Currently, we are seeing a predatory evolution in phishing. It usually starts with an urgent email, phone call or text message, appearing to come from a trusted institution, alerting you to "unusual activity" on your account. In a moment of panic, you click the link to secure your funds, or give up personal information to the voice on the other end of the phone, but you've actually just handed over the keys. The cruelest part of this invasion is that once the takeover happens, many victims find themselves held liable for the losses. Financial Institutions often freeze accounts entirely, leaving victims with limited or no access to their own money for weeks while the institution "figures it out." You are effectively locked out of your own life while being treated as a suspect in your own victimization.

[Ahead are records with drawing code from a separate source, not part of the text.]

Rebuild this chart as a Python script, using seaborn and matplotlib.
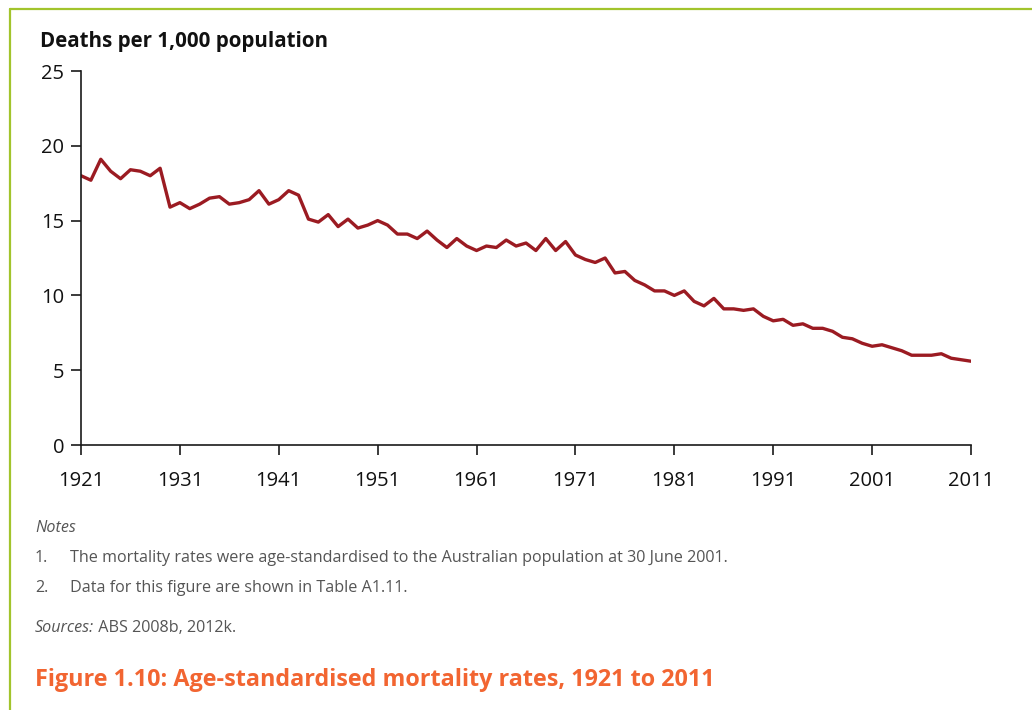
import matplotlib
matplotlib.use("Agg")
import matplotlib.pyplot as plt
from matplotlib.lines import Line2D
import seaborn as sns
import pandas as pd

years = list(range(1921, 2012))
rates = [
    18.0, 17.7, 19.1, 18.3, 17.8, 18.4, 18.3, 18.0, 18.5, 15.9,   # 1921-1930
    16.2, 15.8, 16.1, 16.5, 16.6, 16.1, 16.2, 16.4, 17.0, 16.1,   # 1931-1940
    16.4, 17.0, 16.7, 15.1, 14.9, 15.4, 14.6, 15.1, 14.5, 14.7,   # 1941-1950
    15.0, 14.7, 14.1, 14.1, 13.8, 14.3, 13.7, 13.2, 13.8, 13.3,   # 1951-1960
    13.0, 13.3, 13.2, 13.7, 13.3, 13.5, 13.0, 13.8, 13.0, 13.6,   # 1961-1970
    12.7, 12.4, 12.2, 12.5, 11.5, 11.6, 11.0, 10.7, 10.3, 10.3,   # 1971-1980
    10.0, 10.3, 9.6, 9.3, 9.8, 9.1, 9.1, 9.0, 9.1, 8.6,           # 1981-1990
    8.3, 8.4, 8.0, 8.1, 7.8, 7.8, 7.6, 7.2, 7.1, 6.8,             # 1991-2000
    6.6, 6.7, 6.5, 6.3, 6.0, 6.0, 6.0, 6.1, 5.8, 5.7,             # 2001-2010
    5.6,                                                          # 2011
]
x_ticks = [1921, 1931, 1941, 1951, 1961, 1971, 1981, 1991, 2001, 2011]
y_ticks = [0, 5, 10, 15, 20, 25]

y_title = "Deaths per 1,000 population"
notes_head = "Notes"
notes = ["The mortality rates were age-standardised to the Australian population at 30 June 2001.",
         "Data for this figure are shown in Table A1.11."]
sources_label = "Sources:"
sources_text = " ABS 2008b, 2012k."
fig_title = "Figure 1.10: Age-standardised mortality rates, 1921 to 2011"

df = pd.DataFrame({"year": years, "rate": rates})

sns.set_style("ticks")
plt.rcParams["font.family"] = ["Open Sans", "DejaVu Sans"]

W, H = 1032, 710
fig = plt.figure(figsize=(W / 100, H / 100), dpi=100)
ax = fig.add_axes([81 / W, 1 - 445 / H, (971 - 81) / W, (445 - 71) / H])

sns.lineplot(data=df, x="year", y="rate", ax=ax, color="#9b1b22", linewidth=2.4)

ax.set_xlim(1921, 2011)
ax.set_ylim(0, 25)
ax.set_xticks(x_ticks)
ax.set_yticks(y_ticks)
ax.set_xlabel("")
ax.set_ylabel("")
for s in ["top", "right"]:
    ax.spines[s].set_visible(False)
for s in ["left", "bottom"]:
    ax.spines[s].set_linewidth(1.2)
    ax.spines[s].set_color("#1a1a1a")
ax.tick_params(axis="both", length=7, width=1.2, color="#1a1a1a", labelsize=14.5, labelcolor="#111111")
ax.tick_params(axis="x", pad=11.5)
ax.tick_params(axis="y", pad=5)

# axis title
fig.text(40 / W, 1 - 42 / H, y_title, fontsize=14.8, fontweight="bold", color="#111111", va="center", ha="left")

# notes
grey = "#555555"
fs = 11.6
fig.text(35 / W, 1 - 528 / H, notes_head, fontsize=fs, style="italic", color=grey, va="center")
for i, n in enumerate(notes):
    yy = 1 - (558 + 30 * i) / H
    fig.text(35 / W, yy, f"{i + 1}.", fontsize=fs, color=grey, va="center")
    fig.text(70 / W, yy, n, fontsize=fs, color=grey, va="center")
t = fig.text(35 / W, 1 - 628 / H, sources_label, fontsize=fs, style="italic", color=grey, va="center")
fig.canvas.draw()
bb = t.get_window_extent()
fig.text(bb.x1 / W, 1 - 628 / H, sources_text, fontsize=fs, color=grey, va="center")

fig.text(35 / W, 1 - 680 / H, fig_title, fontsize=16.8, fontweight="bold", color="#f26531", va="center")

# green frame
green = "#a2c42c"
fig.add_artist(Line2D([9.5 / W, 1.0], [1 - 8.5 / H, 1 - 8.5 / H], transform=fig.transFigure, color=green, lw=1.6))
fig.add_artist(Line2D([9.5 / W, 9.5 / W], [0, 1 - 8.5 / H], transform=fig.transFigure, color=green, lw=1.6))

fig.savefig("out.png", dpi=100)
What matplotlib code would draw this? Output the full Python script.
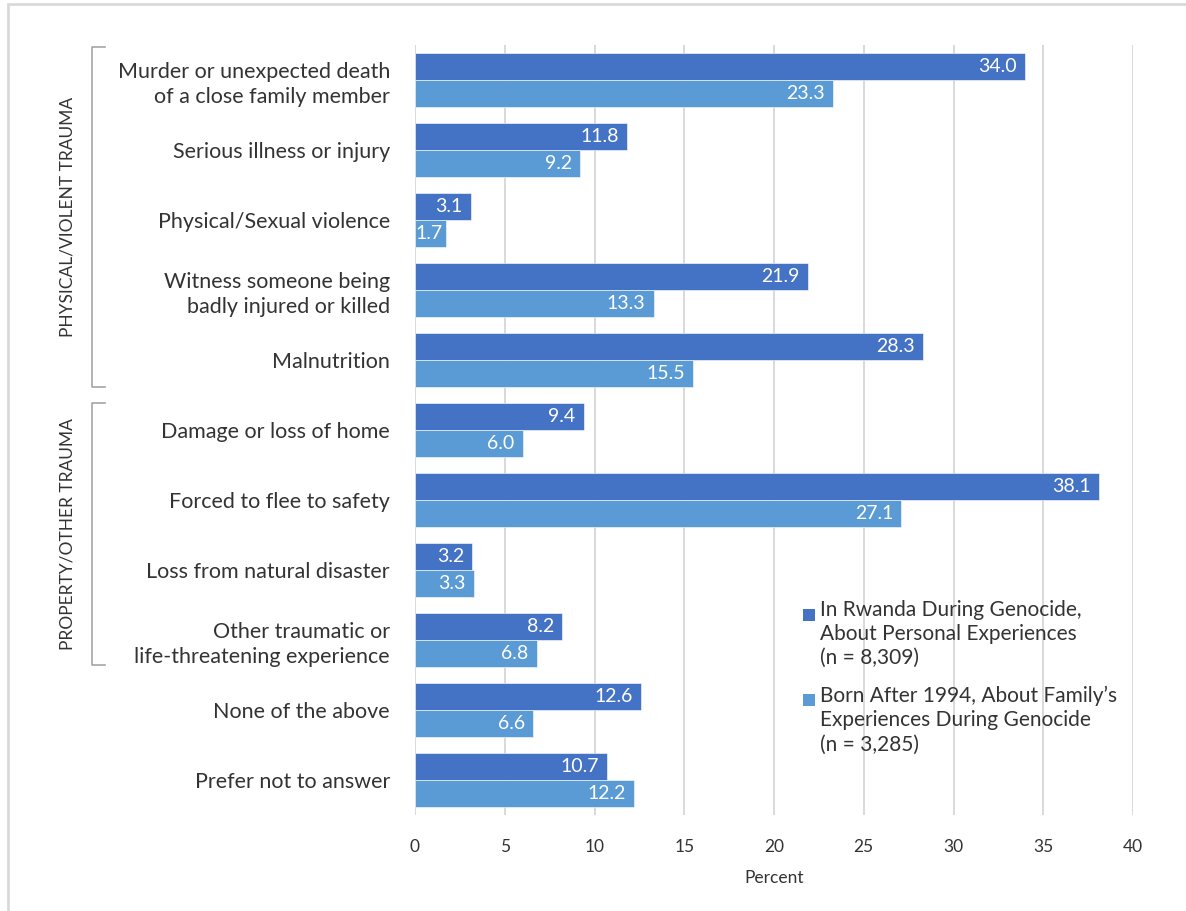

The scale of this issue is compounded by a specific, growing trend in our current economy: the monetization of "expiring" identities. As we navigate 2026, Canada is facing a massive wave of permit expiries. According to IRCC data reported by the CBC, approximately 2.1 million temporary residents held permits that were set to expire or had already lapsed as of late 2024 and 2025, creating a significant population in flux. This "expiry cliff" presents a potential and massive opportunity for organized crime to exploit a desperate secondary market. Rather than a simple departure, this transition period creates a high-risk window where established Canadian identities—Social Insurance Numbers, clean credit profiles, and physical IDs—can be intercepted or acquired by criminal syndicates. Whether through coercion or financial incentive, the potential for these identities to be "handed off" before a resident returns home is a looming threat. To the Canadian financial system, this represents the birth of a "fake-ish" identity: a profile that carries the weight of a legitimate, years-long history but lacks any real-world accountability once the original holder has left the country.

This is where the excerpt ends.